A lawyer shall not represent a client if the representation of that client may be materially limited by the lawyer's responsibilities to another client or to a third person, or by the lawyer's own interests, unless:

  1. the lawyer reasonably believes the representation will not be adversely affected; and
  2. the client consents after disclosure.

In ISBA advisory opinion number 135 (1955), an arrangement whereby an attorney, employed as counsel to the bank's trust department in exchange for free office space, conducted his general law practice from a private office in the bank's trust department, was found unobjectionable provided that:

  1. The bank recognizes that the attorney in question must be free to advise clients without obligation to the bank.
  2. Trust department personnel insist that any customer is free to employ any attorney of the client's choice.
  3. It be made clear to each client of the attorney, in connection with the preparation of wills or instruments in connection with trust business, that the attorney is also attorney for the bank.
  4. It be understood that any client of the attorney shall be free to select some other trust company.
  5. Great care should be taken by the attorney and the bank to avoid any impropriety in regard to turning business to each other.

ISBA advisory opinion 346 (1970) decided that it was not necessarily unethical for a practicing attorney to act as trust officer for a bank if, in acting as trust officer he did not hold himself out as a lawyer, did not do any legal business in any matters in which the bank was involved as trustee and refused to do legal business for anyone in matters in which he is acting in his capacity as trust officer.

In ISBA advisory opinion 830 (1983), the Committee stated, in discussing the propriety of court orders for supervision which required the defendant's participation in a local bar association driver education program stated:

Under Rule 5-107 (former Rule--Avoiding Influence by Others than the Client) a lawyer must represent his client with undivided fidelity and avoid influence by others than his client.
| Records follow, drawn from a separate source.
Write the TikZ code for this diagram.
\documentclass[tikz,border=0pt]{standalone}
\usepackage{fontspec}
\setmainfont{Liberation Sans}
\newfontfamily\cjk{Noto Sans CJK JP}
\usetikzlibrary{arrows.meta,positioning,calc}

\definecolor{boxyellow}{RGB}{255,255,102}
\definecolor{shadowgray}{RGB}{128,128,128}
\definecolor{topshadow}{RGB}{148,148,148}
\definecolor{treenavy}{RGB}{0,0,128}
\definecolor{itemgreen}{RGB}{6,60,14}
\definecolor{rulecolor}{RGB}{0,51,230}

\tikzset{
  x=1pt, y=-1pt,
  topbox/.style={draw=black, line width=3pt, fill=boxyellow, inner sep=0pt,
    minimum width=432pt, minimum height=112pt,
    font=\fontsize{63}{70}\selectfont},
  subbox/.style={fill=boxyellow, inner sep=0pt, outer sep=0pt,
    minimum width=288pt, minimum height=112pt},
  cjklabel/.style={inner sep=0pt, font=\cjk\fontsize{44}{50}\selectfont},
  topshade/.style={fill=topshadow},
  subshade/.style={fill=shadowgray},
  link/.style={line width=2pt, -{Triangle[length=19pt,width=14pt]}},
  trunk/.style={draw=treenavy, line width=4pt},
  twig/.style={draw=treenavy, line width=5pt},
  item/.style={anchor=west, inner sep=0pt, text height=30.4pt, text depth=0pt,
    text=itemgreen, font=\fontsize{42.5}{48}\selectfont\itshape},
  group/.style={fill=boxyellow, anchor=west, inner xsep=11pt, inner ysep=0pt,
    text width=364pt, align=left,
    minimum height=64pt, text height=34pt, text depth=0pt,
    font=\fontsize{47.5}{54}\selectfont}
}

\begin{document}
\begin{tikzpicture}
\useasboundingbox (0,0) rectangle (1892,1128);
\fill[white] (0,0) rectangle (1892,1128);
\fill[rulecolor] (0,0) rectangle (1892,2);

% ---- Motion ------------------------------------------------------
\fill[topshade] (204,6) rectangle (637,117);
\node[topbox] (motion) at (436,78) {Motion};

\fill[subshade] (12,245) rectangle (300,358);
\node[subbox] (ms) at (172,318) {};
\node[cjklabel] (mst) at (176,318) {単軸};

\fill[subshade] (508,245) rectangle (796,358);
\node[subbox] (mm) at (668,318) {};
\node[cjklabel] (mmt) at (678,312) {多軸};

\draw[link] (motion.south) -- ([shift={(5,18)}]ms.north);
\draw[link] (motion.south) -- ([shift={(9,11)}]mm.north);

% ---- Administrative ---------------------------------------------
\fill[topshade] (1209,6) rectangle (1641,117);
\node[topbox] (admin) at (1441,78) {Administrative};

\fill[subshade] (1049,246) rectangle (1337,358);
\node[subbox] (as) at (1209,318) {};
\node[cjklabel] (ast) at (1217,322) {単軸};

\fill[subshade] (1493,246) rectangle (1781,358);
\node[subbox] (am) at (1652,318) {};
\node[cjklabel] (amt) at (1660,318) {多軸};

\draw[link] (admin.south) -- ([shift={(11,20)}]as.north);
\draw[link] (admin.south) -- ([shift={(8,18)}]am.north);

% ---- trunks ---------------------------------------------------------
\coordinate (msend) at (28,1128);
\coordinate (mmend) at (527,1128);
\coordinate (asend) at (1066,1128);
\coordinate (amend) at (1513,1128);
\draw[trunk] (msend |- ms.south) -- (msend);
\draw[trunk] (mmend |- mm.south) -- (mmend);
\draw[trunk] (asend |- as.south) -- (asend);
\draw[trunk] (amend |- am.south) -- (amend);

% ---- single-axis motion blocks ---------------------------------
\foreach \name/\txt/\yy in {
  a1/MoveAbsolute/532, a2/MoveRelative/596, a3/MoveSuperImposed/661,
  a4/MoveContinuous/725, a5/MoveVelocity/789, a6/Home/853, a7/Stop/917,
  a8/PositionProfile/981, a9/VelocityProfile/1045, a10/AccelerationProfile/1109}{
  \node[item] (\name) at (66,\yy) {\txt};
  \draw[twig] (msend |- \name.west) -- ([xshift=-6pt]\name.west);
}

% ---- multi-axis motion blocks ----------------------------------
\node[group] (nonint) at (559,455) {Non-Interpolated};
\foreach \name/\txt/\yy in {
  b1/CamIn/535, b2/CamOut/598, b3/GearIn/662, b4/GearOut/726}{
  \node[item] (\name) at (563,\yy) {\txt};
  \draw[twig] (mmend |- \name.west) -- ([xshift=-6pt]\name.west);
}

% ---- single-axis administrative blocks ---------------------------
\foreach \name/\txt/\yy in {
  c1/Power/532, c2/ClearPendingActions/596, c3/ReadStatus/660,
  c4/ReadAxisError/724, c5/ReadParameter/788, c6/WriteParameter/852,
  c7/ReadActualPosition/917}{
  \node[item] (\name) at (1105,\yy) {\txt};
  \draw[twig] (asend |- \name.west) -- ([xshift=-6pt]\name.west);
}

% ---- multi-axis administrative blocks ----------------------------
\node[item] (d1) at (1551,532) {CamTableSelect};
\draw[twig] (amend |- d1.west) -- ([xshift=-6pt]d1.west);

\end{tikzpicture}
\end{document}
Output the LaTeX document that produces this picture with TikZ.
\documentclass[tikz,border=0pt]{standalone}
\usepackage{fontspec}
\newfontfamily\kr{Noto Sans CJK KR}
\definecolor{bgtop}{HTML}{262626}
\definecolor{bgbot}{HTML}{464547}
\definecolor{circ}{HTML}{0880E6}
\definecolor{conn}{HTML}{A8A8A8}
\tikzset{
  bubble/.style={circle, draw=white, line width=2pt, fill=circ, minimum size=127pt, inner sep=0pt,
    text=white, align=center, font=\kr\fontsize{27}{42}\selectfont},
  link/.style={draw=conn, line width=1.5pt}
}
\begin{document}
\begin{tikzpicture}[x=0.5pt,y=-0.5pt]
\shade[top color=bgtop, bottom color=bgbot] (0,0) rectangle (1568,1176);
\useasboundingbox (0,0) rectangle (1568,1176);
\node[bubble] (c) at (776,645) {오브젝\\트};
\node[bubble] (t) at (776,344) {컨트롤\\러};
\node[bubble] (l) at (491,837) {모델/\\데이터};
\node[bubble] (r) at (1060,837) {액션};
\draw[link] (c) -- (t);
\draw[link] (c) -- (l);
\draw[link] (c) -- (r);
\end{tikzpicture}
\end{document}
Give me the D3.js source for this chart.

The lawyer's professional judgment must be exercised solely for the benefit of his client and free of compromising influences and loyalties, and the interests or desires of third persons should not be permitted to dilute his loyalty to his client.

The facts in this inquiry reveal that the lawyer properly informed the client of his relationship with the bank he proposed as fiduciary. However, under the facts presented, the selection of the fiduciary was the client's prerogative. While a lawyer may, after fully disclosing his relationship with the fiduciary, recommend a specific fiduciary, lacking the client's consent, the lawyer should accede to the client's decision or withdraw. To persist in having his bank client named as fiduciary is, under the circumstances described in the inquiry, professionally improper.

References

  • Rules 1.2(a), 1.4(b), 1.7(b)
  • ISBA Advisory Opinion Nos. 135, 346 and 830

Note

This Opinion was AFFIRMED by the Board of Governors in May 2010. Please see the 2010 Illinois Rules of Professional Conduct 1.2(a), 1.4(b), and 1.7. This opinion was affirmed based on its general consistency with the 2010 Rules, although the specific standards referenced in it may be different from the 2010 Rules. Readers are encouraged to review and consider other applicable Rules and Comments, as well as any applicable case law or disciplinary decisions.


Professional Conduct Advisory Opinions are provided by the ISBA as an educational service to the public and the legal profession and are not intended as legal advice. The opinions are not binding on the courts or disciplinary agencies, but they are often considered by them in assessing lawyer conduct.